Holland honored their beloved tulip yesterday and the approach of tulip season. Every year on National Tulip Day, tulip growers set up a huge garden in Dam Square where you can go pluck as many tulips bulbs as you want . . . for free.
It reminds me that I've got a handful of long overdue posts about tulips and some amazing experiences from last spring. I'll get to those soon (before the next tulip season commences), but in the meantime here's a few fun trivia facts about the tulips and the Netherlands.
- Tulips are not native to the Netherlands. They arrived from the Ottoman Empire where Dutch traders first encountered them in the 16th century, specifically in modern-day Istanbul.
- Dutch skills, expertise, and success at trading eventually led to an unprecedented economic boom in the 17th-cenutry, called the Dutch Golden Age. The upper class, who were immediately smitten with the delicate, beautiful flower, starting paying huge sums of money to acquire a single tulip bulb (sometimes even more than a house). Tulip bulbs and artistic representations of of tulips (like Delft tiles and still-life paintings) became status symbols.

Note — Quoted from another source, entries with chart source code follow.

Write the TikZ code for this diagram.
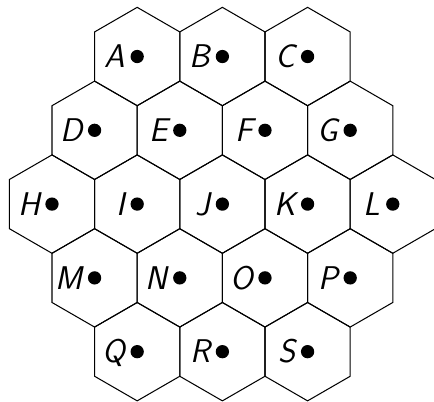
\documentclass[tikz,border=0pt]{standalone}
\usepackage{tikz}
\usetikzlibrary{positioning}

\begin{document}
\begin{tikzpicture}[x=1cm,y=1cm,
  cell/.style={draw=black,line width=0.6pt,line join=miter},
  pip/.style={circle,fill=black,inner sep=0pt,minimum size=0.27cm},
  tag/.style={anchor=base east,inner sep=0pt,font=\sffamily\itshape\fontsize{19}{19}\selectfont}]
\useasboundingbox (-4.521,-4.006) rectangle (4.302,4.149);
\clip (-4.521,-4.006) rectangle (4.302,4.149);
\foreach \n/\c/\r in {A/-1/2,B/0/2,C/1/2,D/-1.5/1,E/-0.5/1,F/0.5/1,G/1.5/1,H/-2/0,I/-1/0,J/0/0,K/1/0,L/2/0,M/-1.5/-1,N/-0.5/-1,O/0.5/-1,P/1.5/-1,Q/-1/-2,R/0/-2,S/1/-2} {
  \coordinate (\n) at ({\c*sqrt(3)},{1.5*\r});
  \draw[cell] (\n) +(30:1) -- +(90:1) -- +(150:1) -- +(210:1) -- +(270:1) -- +(330:1) -- cycle;
  \node[pip] (\n dot) at (\n) {};
  \node[tag] (\n tag) at ([xshift=-0.24cm,yshift=-0.23cm]\n) {\n};
}
\end{tikzpicture}
\end{document}
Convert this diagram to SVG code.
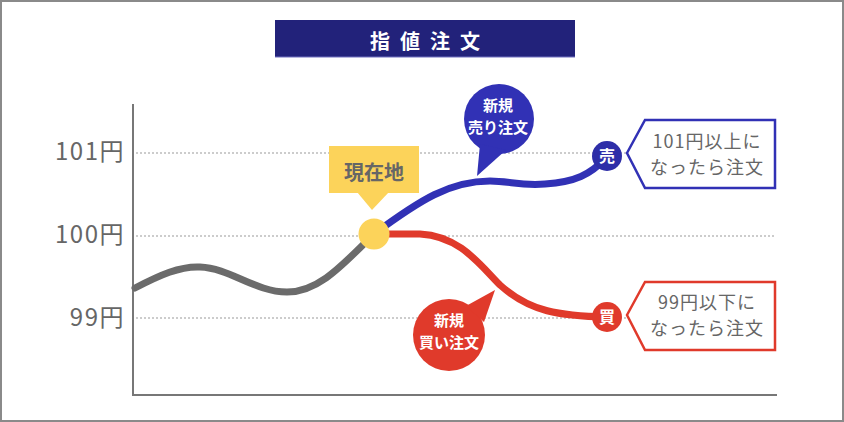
<svg xmlns="http://www.w3.org/2000/svg" width="844" height="422" viewBox="0 0 844 422">
<style>
.jp{font-family:"Noto Sans CJK JP","Noto Sans",sans-serif}
.grid{stroke:#9a9a9a;stroke-width:1.2;stroke-dasharray:2 2;fill:none}
.axis{fill:#666;font-size:24px;text-anchor:end;letter-spacing:1.5px}
.curve{fill:none;stroke-width:7;stroke-linecap:round;stroke-linejoin:round}
.wt{fill:#fff;font-weight:bold;text-anchor:middle}
.gt{fill:#666;font-size:18px;text-anchor:middle;letter-spacing:1px}
</style>
<rect x="1" y="1" width="842" height="420" fill="#fff" stroke="#8a8a8a" stroke-width="2"/>

<g id="title">
<rect x="275" y="20" width="300" height="37" fill="#22227a"/>
<line x1="275" y1="57" x2="575" y2="57" stroke="#7070c0" stroke-width="1"/>
<text class="jp wt" x="430" y="49" font-size="20" letter-spacing="10">指値注文</text>
</g>

<g id="axes">
<line x1="133" y1="104" x2="133" y2="396" stroke="#777" stroke-width="2"/>
<line x1="132" y1="395" x2="777" y2="395" stroke="#777" stroke-width="2"/>
<line class="grid" x1="136" y1="153" x2="776" y2="153"/>
<line class="grid" x1="136" y1="236" x2="776" y2="236"/>
<line class="grid" x1="136" y1="318" x2="776" y2="318"/>
<text class="jp axis" x="125" y="160">101円</text>
<text class="jp axis" x="125" y="243">100円</text>
<text class="jp axis" x="125" y="326">99円</text>
</g>

<g id="connectors">
<path class="curve" stroke="#6b6b6b" d="M135,288 C160,275 180,266 200,267 C230,268 255,292 287,292 C320,292 345,262 374,234"/>
<path class="curve" stroke="#3131b5" d="M374,234 C420,200 450,181 490,181 C510,181 520,186 545,184 C575,182 590,175 607,157"/>
<path class="curve" stroke="#e03a2b" d="M374,234 L420,234 C460,236 480,265 500,285 C530,312 560,316 607,317"/>
</g>

<g id="current">
<circle cx="374" cy="234" r="15.5" fill="#fcd35a"/>
<rect x="329" y="146" width="90" height="47" fill="#fcd35a"/>
<polygon points="357,192 389,192 372,210" fill="#fcd35a"/>
<text class="jp" x="374" y="180" font-size="20" font-weight="bold" fill="#666" text-anchor="middle">現在地</text>
</g>

<g id="sell-bubble">
<circle cx="499" cy="119" r="35" fill="#3131b5"/>
<polygon points="480,144 477,176 506,150" fill="#3131b5"/>
<text class="jp wt" x="498" y="111" font-size="15">新規</text>
<text class="jp wt" x="498" y="133" font-size="15">売り注文</text>
</g>

<g id="sell-point">
<circle cx="607" cy="156" r="15" fill="#2e2ea8"/>
<text class="jp wt" x="607" y="162" font-size="16">売</text>
</g>

<g id="sell-box">
<polygon points="627,153 645,120 775,120 775,188 645,188" fill="#fff" stroke="#3131b5" stroke-width="2.5"/>
<text class="jp gt" x="707" y="148">101円以上に</text>
<text class="jp gt" x="707" y="174">なったら注文</text>
</g>

<g id="buy-bubble">
<circle cx="449" cy="335" r="36" fill="#e03a2b"/>
<polygon points="466,306 495,290 484,322" fill="#e03a2b"/>
<text class="jp wt" x="449" y="326" font-size="15">新規</text>
<text class="jp wt" x="449" y="348" font-size="15">買い注文</text>
</g>

<g id="buy-point">
<circle cx="607" cy="317" r="15" fill="#e03a2b"/>
<text class="jp wt" x="607" y="323" font-size="16">買</text>
</g>

<g id="buy-box">
<polygon points="627,315 645,282 775,282 775,350 645,350" fill="#fff" stroke="#e03a2b" stroke-width="2.5"/>
<text class="jp gt" x="707" y="309">99円以下に</text>
<text class="jp gt" x="707" y="335">なったら注文</text>
</g>
</svg>
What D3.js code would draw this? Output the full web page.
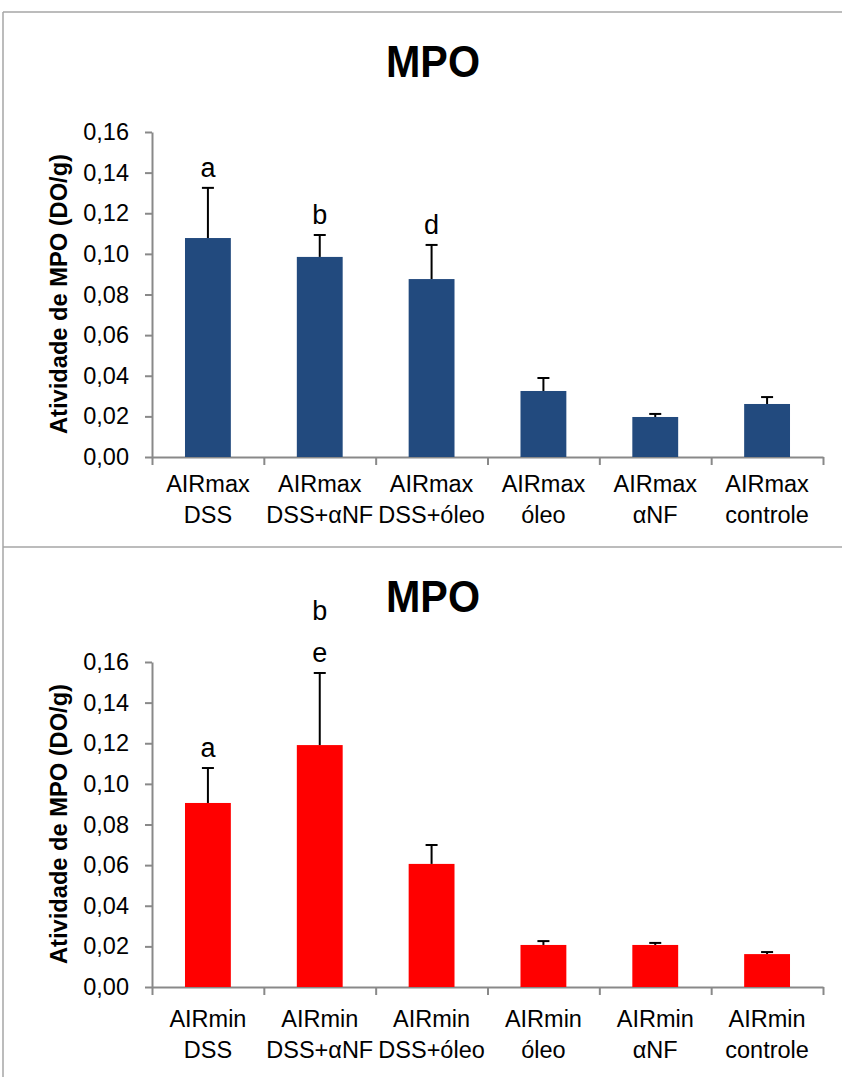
<!DOCTYPE html>
<html>
<head>
<meta charset="utf-8">
<script src="https://cdn.jsdelivr.net/npm/d3@7"></script>
<style>
  body { margin: 0; background: #fff; }
  svg text { font-family: "Liberation Sans", Arial, sans-serif; fill: #000; }
  .axis path, .axis line { stroke: #898989; stroke-width: 2; }
  .frame { stroke: #a6a6a6; stroke-width: 1.5; }
</style>
</head>
<body>
<script>
// data
var groups = ["DSS", "DSS+αNF", "DSS+óleo", "óleo", "αNF", "controle"];
var yTicks = [0, 0.02, 0.04, 0.06, 0.08, 0.10, 0.12, 0.14, 0.16];

var maxMeans = [0.1078, 0.0985, 0.0876, 0.0325, 0.0197, 0.0261];
var maxErr   = [0.0247, 0.0108, 0.0168, 0.0064, 0.0015, 0.0034];
var maxLetters = [["a"], ["b"], ["d"], [], [], []];

var minMeans = [0.0906, 0.1191, 0.0606, 0.0207, 0.0207, 0.0162];
var minErr   = [0.0172, 0.0355, 0.0093, 0.0019, 0.0010, 0.0010];
var minLetters = [["a"], ["e", "b"], [], [], [], []];

var WIDTH = 842;
var HEIGHT = 1077;
var LEFT = 152, RIGHT = 823;

var svg = d3.select("body")
            .append("svg")
            .attr("width", WIDTH)
            .attr("height", HEIGHT);

// spreadsheet cell borders around the two charts
svg.append("line").classed("frame", true)
   .attr("x1", 3).attr("x2", 3).attr("y1", 12).attr("y2", HEIGHT);
svg.append("line").classed("frame", true)
   .attr("x1", 3).attr("x2", WIDTH).attr("y1", 12).attr("y2", 12);
svg.append("line").classed("frame", true)
   .attr("x1", 3).attr("x2", WIDTH).attr("y1", 547).attr("y2", 547);

var drawPanel = function(opts) {
    var g = svg.append("g");

    var y = d3.scaleLinear().domain([0, 0.16]).range([opts.bottom, opts.bottom - 325]);
    var x = d3.scaleBand().domain(d3.range(groups.length))
              .range([LEFT, RIGHT]).paddingInner(0.59).paddingOuter(0.295);
    var xEdge = d3.scaleLinear().domain([0, groups.length]).range([LEFT, RIGHT]);

    g.append("text")
     .attr("x", 433)
     .attr("y", opts.titleY)
     .attr("text-anchor", "middle")
     .style("font-size", "44px")
     .style("font-weight", "bold")
     .attr("textLength", 94)
     .attr("lengthAdjust", "spacingAndGlyphs")
     .text("MPO");

    var yAxis = g.append("g")
                 .classed("axis", true)
                 .attr("transform", "translate(" + LEFT + ",0)")
                 .call(d3.axisLeft(y)
                         .tickValues(yTicks)
                         .tickSize(7)
                         .tickSizeOuter(0)
                         .tickPadding(16)
                         .tickFormat(d => d.toFixed(2).replace(".", ",")));
    yAxis.selectAll("text").style("font-size", "23.5px");

    var xAxis = g.append("g")
                 .classed("axis", true)
                 .attr("transform", "translate(0," + opts.bottom + ")")
                 .call(d3.axisBottom(xEdge)
                         .tickValues(d3.range(groups.length + 1))
                         .tickSize(8)
                         .tickSizeOuter(0)
                         .tickFormat(""));

    g.append("text")
     .attr("transform", "translate(67," + (opts.bottom - 163) + ") rotate(-90)")
     .attr("text-anchor", "middle")
     .style("font-size", "24px")
     .style("font-weight", "bold")
     .attr("textLength", 280)
     .attr("lengthAdjust", "spacingAndGlyphs")
     .text("Atividade de MPO (DO/g)");

    g.selectAll("rect.bar")
     .data(opts.means)
     .enter()
     .append("rect")
     .classed("bar", true)
     .attr("x", (d, i) => x(i))
     .attr("width", x.bandwidth())
     .attr("y", d => y(d))
     .attr("height", d => y(0) - y(d))
     .attr("fill", opts.color);

    var errs = g.selectAll("g.err")
                .data(opts.means)
                .enter()
                .append("g")
                .classed("err", true);
    errs.append("line")
        .attr("x1", (d, i) => x(i) + x.bandwidth() / 2)
        .attr("x2", (d, i) => x(i) + x.bandwidth() / 2)
        .attr("y1", d => y(d))
        .attr("y2", (d, i) => y(d + opts.err[i]))
        .attr("stroke", "#000").attr("stroke-width", 2);
    errs.append("line")
        .attr("x1", (d, i) => x(i) + x.bandwidth() / 2 - 6)
        .attr("x2", (d, i) => x(i) + x.bandwidth() / 2 + 6)
        .attr("y1", (d, i) => y(d + opts.err[i]))
        .attr("y2", (d, i) => y(d + opts.err[i]))
        .attr("stroke", "#000").attr("stroke-width", 2);

    // significance letters stacked above the error bars
    opts.letters.forEach((ls, i) => {
        ls.forEach((l, k) => {
            g.append("text")
             .attr("x", x(i) + x.bandwidth() / 2)
             .attr("y", y(opts.means[i] + opts.err[i]) - 11 - k * 42)
             .attr("text-anchor", "middle")
             .style("font-size", "27px")
             .text(l);
        });
    });

    var labels = g.selectAll("text.cat")
                  .data(groups)
                  .enter()
                  .append("text")
                  .classed("cat", true)
                  .attr("text-anchor", "middle")
                  .style("font-size", "23.5px");
    labels.append("tspan")
          .attr("x", (d, i) => x(i) + x.bandwidth() / 2)
          .attr("y", opts.bottom + opts.labelDy)
          .text(opts.prefix);
    labels.append("tspan")
          .attr("x", (d, i) => x(i) + x.bandwidth() / 2)
          .attr("y", opts.bottom + opts.labelDy + 31)
          .text(d => d);
};

drawPanel({ bottom: 457, titleY: 77, prefix: "AIRmax", means: maxMeans, err: maxErr,
            letters: maxLetters, color: "#224a7e", labelDy: 35 });
drawPanel({ bottom: 987, titleY: 612, prefix: "AIRmin", means: minMeans, err: minErr,
            letters: minLetters, color: "#ff0000", labelDy: 40 });
</script>
</body>
</html>
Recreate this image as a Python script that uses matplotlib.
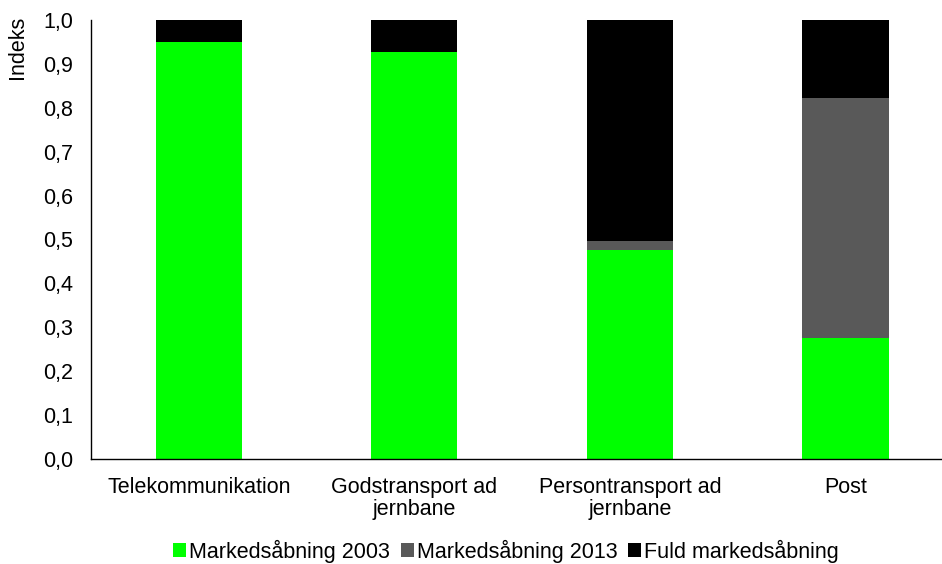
import matplotlib
matplotlib.use("Agg")
import matplotlib.pyplot as plt
from matplotlib.ticker import FuncFormatter
import numpy as np

plt.rcParams['font.family'] = ['Liberation Sans', 'DejaVu Sans']

categories = ["Telekommunikation", "Godstransport ad\njernbane", "Persontransport ad\njernbane", "Post"]
series_names = ["Markedsåbning 2003", "Markedsåbning 2013", "Fuld markedsåbning"]
v2003 = [0.951, 0.928, 0.477, 0.275]
v2013 = [0.0, 0.0, 0.020, 0.547]
vfuld = [0.049, 0.072, 0.503, 0.178]
colors = ["#00FF00", "#595959", "#000000"]

FS = 15.5

fig = plt.figure(figsize=(9.42, 5.64), dpi=100)
ax = fig.add_axes([91/942, 1 - 459/564, (942-91)/942, (459-20)/564])

x = np.arange(len(categories))
w = 0.4
bottom = np.zeros(len(categories))
for vals, c, name in zip([v2003, v2013, vfuld], colors, series_names):
    ax.bar(x, vals, w, bottom=bottom, color=c, label=name, edgecolor='none')
    bottom += np.array(vals)

ax.set_xlim(-0.5, 3.448)
ax.set_ylim(0, 1.0)
ax.set_yticks(np.arange(0, 1.01, 0.1))
ax.yaxis.set_major_formatter(FuncFormatter(lambda v, p: f"{v:.1f}".replace('.', ',')))
ax.set_xticks(x)
ax.set_xticklabels(categories, fontsize=FS, linespacing=1.05)
ax.tick_params(axis='y', labelsize=FS, length=0, pad=13)
ax.tick_params(axis='x', length=0, pad=13)
for s in ['top', 'right']:
    ax.spines[s].set_visible(False)
for s in ['left', 'bottom']:
    ax.spines[s].set_color('black')
    ax.spines[s].set_linewidth(1.0)
ax.set_ylabel("Indeks", fontsize=FS)
ax.yaxis.set_label_coords((28 - 91) / 851, (459 - 47) / 439)

leg = fig.legend(loc='center', bbox_to_anchor=(506/942, 1 - 551/564), ncol=3,
                 frameon=False, fontsize=FS, handlelength=0.6, handleheight=0.6,
                 handletextpad=0.15, columnspacing=0.5)

fig.savefig("out.png", dpi=100)
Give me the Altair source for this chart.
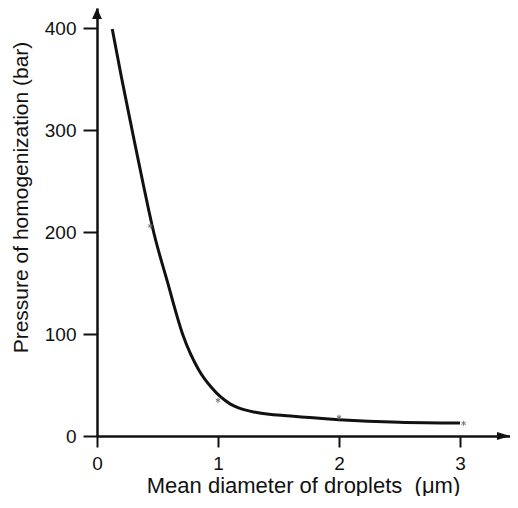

- The craze for tulips during the 17th-century has been labeled "Tulip Mania," and the bubble burst in 1637 when the market crashed shortly after 40 bulbs sold for a record 100,000 florins--at a time when the medium yearly income in the Netherlands was 150 florins.
- Today, the Dutch are still crazy for tulips, but definitely more level-headed about it. They produce 4.23 billion bulbs per year, making it hard to even imagine that the tulip hasn't always been in the Netherlands. Amazingly, 1.3 billion of those bulbs are sold in the Netherlands as cut flowers (the rest are exported all over the world).
- The
sandy soil in the high dunes of Holland are perfect for cultivating
bulbs, and Dutch growers have cultivated countless varieties of tulips
and other types of flowers. Today, the Dutch have a 92% market share of the world's flower market. Clearly, they know what they are doing.
And, #6. One of world's other major tulip producing regions is Washington State in the U.S. On a number of occasions, we visited Skagit Valley during tulip season, home to most Pacific Northwest tulip growers . . . the families of all of whom originated from Holland in the1700's. Since moving to the Netherlands, I've always wondered about the production levels of each of these regions, and yesterday I learned more. While Holland produces 4.23 billion bulbs each year, Washington State produces 10 million bulbs each year. Of course, 10 million bulbs is nothing to scoff at, and Skagit Valley is so beautiful it's hard to believe tulip heaven doesn't exist right there.
Here are some photos from Skagit Valley in Washington State in April 2009 when Abby turned one year old.
It was a special trip . . . Abby's 1st birthday, and I was 6 months pregnant with Reese. Tulips are special to our family.